§ TASK INPUTS:
○ ○ ○

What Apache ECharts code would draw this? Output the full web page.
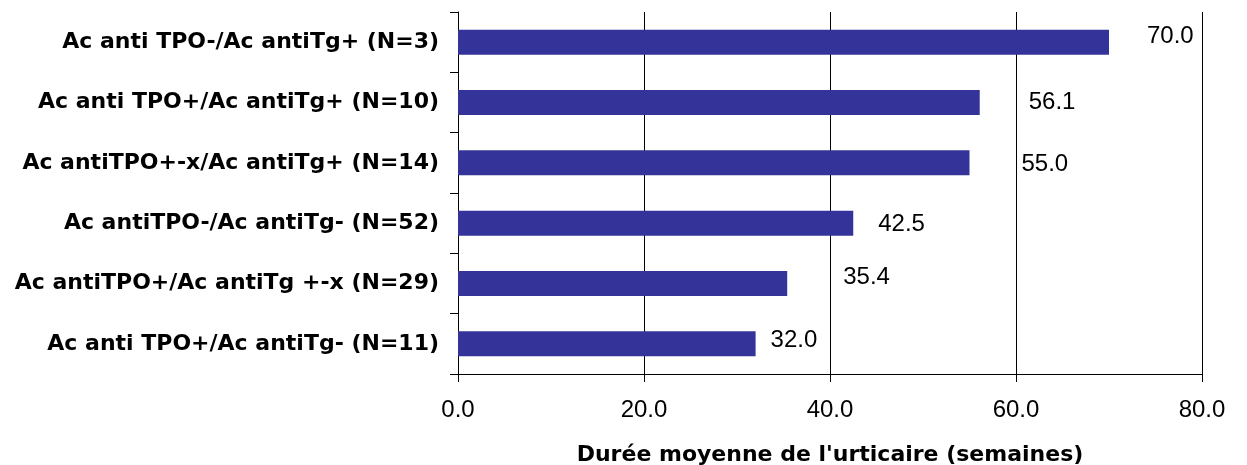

○ ○ ○

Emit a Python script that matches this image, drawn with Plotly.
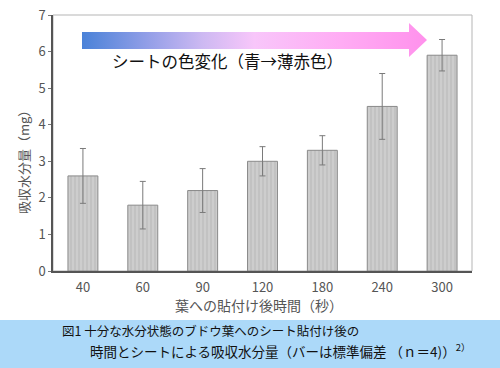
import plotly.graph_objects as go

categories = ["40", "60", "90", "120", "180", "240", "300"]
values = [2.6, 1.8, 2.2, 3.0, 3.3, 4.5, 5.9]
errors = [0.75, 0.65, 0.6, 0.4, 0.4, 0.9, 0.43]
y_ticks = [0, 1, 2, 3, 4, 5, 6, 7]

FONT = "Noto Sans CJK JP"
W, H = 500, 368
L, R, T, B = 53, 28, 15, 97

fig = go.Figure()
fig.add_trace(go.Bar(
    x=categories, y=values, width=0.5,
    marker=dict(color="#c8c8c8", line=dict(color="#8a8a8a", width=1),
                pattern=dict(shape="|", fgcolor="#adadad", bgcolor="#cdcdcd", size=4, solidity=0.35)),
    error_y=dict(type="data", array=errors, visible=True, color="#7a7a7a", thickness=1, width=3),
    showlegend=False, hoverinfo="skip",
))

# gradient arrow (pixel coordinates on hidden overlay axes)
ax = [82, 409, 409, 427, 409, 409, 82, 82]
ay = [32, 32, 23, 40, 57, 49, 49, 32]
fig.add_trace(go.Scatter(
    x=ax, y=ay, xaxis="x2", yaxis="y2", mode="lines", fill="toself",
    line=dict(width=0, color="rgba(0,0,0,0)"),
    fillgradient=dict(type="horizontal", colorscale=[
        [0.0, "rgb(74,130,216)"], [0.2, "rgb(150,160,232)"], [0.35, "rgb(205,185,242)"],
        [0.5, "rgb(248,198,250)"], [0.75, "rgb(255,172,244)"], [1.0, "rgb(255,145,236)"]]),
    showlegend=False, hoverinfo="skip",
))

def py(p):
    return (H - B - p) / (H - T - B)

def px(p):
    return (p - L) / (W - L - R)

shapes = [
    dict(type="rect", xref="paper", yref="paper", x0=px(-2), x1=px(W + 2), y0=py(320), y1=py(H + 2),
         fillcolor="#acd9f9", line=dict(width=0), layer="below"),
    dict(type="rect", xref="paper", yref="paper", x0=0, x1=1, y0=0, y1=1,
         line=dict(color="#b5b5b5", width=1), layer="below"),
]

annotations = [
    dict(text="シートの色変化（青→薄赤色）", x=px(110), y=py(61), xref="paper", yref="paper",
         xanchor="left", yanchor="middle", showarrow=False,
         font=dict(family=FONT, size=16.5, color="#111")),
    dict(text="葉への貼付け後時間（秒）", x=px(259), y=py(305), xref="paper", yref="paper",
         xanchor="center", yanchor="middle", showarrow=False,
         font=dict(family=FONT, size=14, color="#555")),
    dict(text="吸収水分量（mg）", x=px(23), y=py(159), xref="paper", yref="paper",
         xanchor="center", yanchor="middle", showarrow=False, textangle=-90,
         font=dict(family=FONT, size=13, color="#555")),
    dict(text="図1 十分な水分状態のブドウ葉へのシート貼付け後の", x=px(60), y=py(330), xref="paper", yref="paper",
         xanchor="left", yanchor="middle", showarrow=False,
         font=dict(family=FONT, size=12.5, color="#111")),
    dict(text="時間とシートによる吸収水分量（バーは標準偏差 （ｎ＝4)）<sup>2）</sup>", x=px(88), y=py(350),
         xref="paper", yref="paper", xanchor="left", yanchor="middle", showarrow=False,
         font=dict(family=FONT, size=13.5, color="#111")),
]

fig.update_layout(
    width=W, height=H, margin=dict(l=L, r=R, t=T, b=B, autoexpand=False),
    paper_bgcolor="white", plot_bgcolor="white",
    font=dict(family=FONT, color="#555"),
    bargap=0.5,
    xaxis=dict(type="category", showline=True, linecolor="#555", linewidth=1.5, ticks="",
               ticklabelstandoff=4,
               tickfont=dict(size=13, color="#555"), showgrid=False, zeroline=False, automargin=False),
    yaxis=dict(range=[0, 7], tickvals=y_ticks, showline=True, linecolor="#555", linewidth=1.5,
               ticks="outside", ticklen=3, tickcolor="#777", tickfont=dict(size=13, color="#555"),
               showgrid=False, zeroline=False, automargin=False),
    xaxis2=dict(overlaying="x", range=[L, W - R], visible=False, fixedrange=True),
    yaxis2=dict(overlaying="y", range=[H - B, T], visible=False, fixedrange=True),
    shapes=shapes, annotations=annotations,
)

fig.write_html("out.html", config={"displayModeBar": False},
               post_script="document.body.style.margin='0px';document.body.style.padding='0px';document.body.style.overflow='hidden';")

○ ○ ○

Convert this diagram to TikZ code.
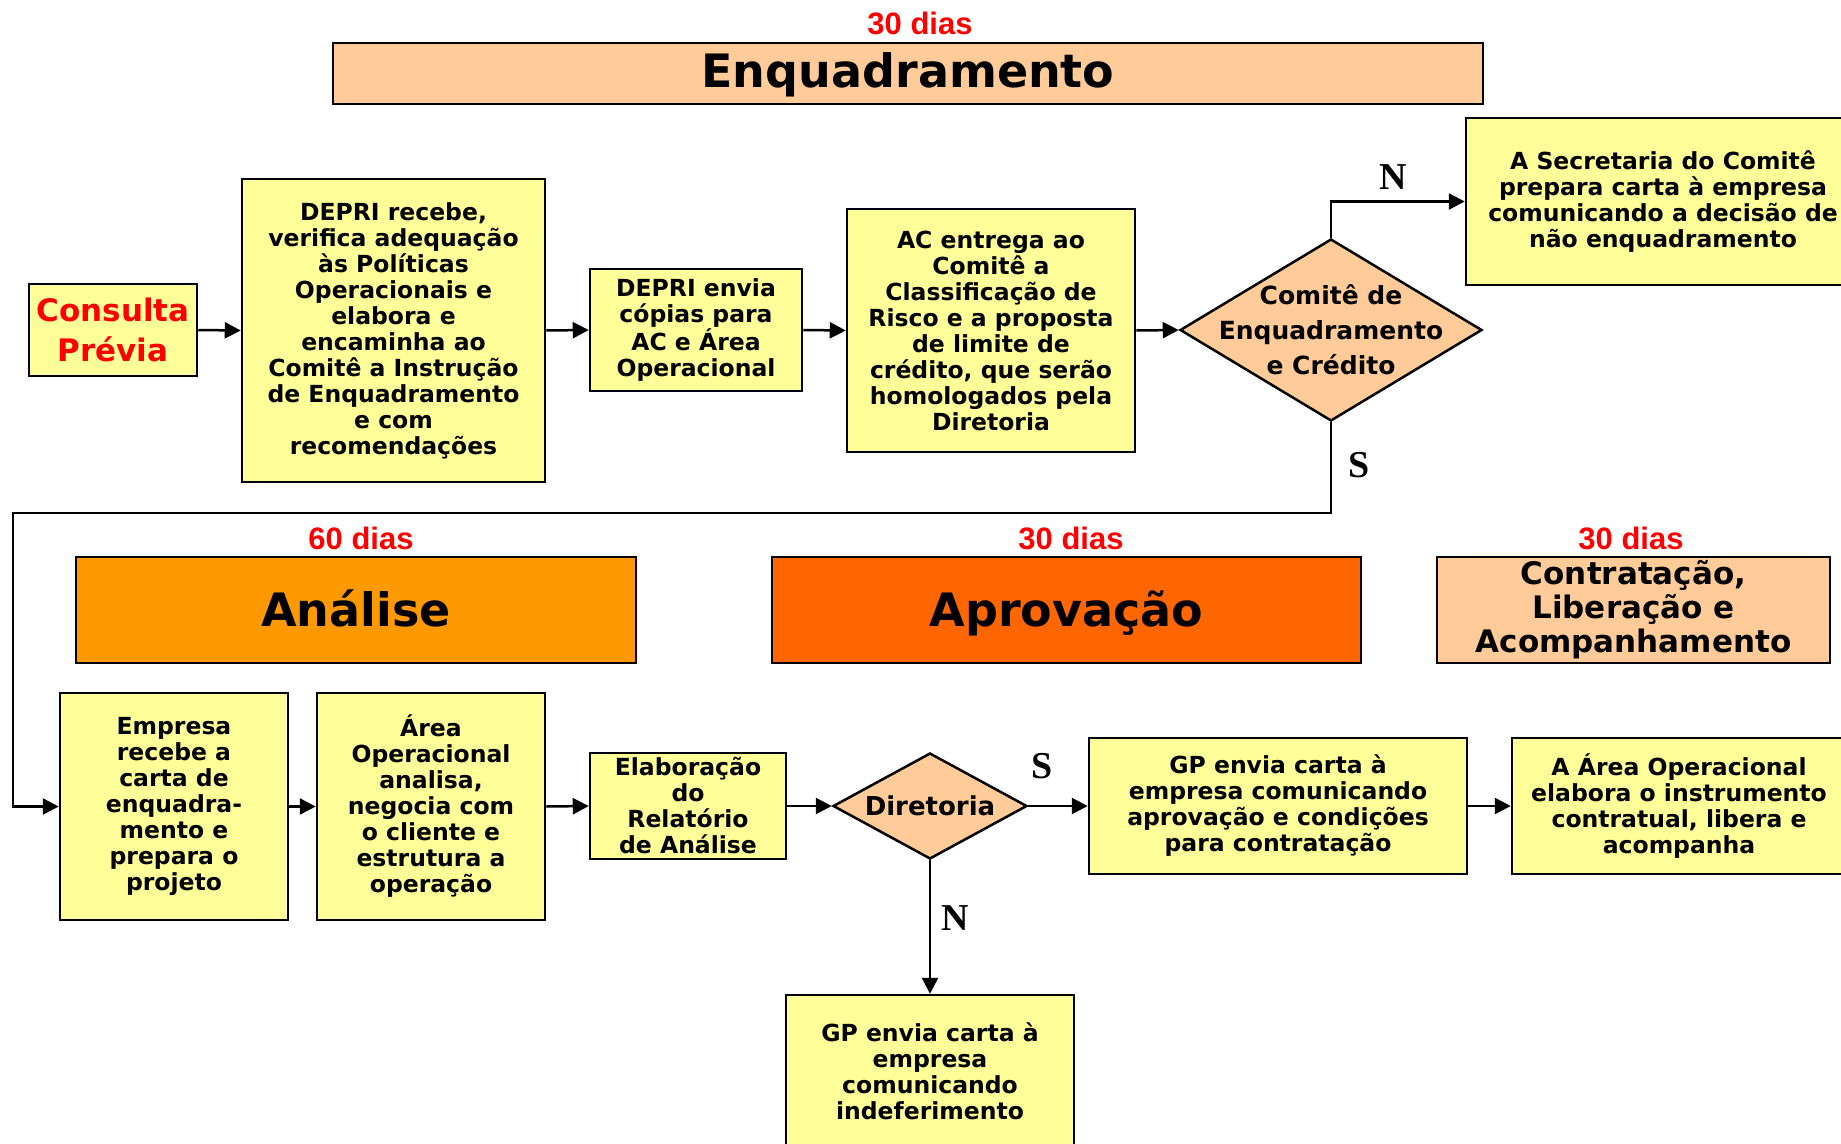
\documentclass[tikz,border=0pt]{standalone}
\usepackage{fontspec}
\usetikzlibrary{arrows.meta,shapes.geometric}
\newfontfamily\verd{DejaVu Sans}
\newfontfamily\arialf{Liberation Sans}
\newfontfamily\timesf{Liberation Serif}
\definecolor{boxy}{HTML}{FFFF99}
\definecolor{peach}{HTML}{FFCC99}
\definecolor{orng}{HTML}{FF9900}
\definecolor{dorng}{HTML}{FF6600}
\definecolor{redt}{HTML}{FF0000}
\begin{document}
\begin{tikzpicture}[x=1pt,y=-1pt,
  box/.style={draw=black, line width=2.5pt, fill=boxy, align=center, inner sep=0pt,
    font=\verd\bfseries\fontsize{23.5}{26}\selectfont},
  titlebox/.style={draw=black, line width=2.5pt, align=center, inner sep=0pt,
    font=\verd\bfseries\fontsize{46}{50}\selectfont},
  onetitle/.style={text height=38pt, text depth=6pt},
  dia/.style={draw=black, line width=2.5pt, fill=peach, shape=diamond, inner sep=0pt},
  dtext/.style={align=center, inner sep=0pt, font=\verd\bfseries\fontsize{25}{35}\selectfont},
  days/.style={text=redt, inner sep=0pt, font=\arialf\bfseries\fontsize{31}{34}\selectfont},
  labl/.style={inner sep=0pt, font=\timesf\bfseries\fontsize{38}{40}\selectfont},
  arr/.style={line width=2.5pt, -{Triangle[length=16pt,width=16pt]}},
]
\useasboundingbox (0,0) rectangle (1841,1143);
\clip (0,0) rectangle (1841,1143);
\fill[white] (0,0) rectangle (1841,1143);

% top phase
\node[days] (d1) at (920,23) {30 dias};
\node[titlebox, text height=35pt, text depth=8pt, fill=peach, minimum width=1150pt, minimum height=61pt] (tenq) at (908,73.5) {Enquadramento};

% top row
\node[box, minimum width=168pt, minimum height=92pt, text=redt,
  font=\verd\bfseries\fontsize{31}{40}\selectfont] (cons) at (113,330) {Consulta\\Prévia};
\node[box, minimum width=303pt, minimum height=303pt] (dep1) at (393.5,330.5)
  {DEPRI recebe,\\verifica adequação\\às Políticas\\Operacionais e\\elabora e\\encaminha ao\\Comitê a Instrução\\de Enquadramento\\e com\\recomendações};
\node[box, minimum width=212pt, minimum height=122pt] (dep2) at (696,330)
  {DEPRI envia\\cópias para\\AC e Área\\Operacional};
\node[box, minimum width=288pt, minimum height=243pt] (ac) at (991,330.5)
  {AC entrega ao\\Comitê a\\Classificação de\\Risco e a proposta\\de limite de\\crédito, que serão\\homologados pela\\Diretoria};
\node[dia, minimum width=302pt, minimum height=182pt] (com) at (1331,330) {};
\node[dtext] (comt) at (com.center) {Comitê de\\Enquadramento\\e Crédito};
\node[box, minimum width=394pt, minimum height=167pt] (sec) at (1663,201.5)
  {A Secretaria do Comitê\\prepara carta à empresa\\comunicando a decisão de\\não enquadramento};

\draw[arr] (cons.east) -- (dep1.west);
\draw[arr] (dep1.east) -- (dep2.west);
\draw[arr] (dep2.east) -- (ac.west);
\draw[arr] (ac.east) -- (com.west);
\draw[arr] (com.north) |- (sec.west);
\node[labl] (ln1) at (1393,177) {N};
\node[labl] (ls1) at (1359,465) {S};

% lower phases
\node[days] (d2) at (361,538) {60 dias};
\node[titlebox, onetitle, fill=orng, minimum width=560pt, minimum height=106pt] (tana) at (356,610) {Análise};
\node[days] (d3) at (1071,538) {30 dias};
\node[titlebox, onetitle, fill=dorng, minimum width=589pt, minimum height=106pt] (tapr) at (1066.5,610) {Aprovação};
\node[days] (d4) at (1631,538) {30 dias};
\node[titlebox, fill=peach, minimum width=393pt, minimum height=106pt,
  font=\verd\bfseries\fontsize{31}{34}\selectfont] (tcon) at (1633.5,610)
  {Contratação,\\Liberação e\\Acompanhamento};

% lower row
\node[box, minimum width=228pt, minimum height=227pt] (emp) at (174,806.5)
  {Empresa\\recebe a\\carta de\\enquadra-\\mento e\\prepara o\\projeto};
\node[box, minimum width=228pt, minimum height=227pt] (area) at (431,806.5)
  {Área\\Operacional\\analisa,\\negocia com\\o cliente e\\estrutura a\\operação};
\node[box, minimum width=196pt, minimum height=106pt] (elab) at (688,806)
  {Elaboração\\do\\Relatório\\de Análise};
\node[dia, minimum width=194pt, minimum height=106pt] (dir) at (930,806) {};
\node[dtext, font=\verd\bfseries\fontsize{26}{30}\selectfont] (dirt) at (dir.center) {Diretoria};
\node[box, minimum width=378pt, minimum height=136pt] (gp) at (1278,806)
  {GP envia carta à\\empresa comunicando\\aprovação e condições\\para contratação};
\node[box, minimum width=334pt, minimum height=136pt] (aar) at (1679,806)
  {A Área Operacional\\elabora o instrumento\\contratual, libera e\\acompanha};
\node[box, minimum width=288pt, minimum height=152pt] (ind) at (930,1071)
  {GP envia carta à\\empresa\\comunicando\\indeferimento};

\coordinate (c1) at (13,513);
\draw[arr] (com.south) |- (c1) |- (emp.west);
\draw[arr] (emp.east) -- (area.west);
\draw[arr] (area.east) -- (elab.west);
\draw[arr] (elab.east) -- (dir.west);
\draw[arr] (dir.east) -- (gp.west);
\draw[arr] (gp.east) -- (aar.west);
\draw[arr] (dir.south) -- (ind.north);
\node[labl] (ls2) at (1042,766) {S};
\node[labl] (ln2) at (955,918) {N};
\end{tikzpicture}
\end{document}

○ ○ ○

§ DIRECTIONS: Every line in the data above that contains "this" needs to be copied.

§ WRITTEN ANSWER:
What Apache ECharts code would draw this? Output the full web page.
Emit a Python script that matches this image, drawn with Plotly.
Convert this diagram to TikZ code.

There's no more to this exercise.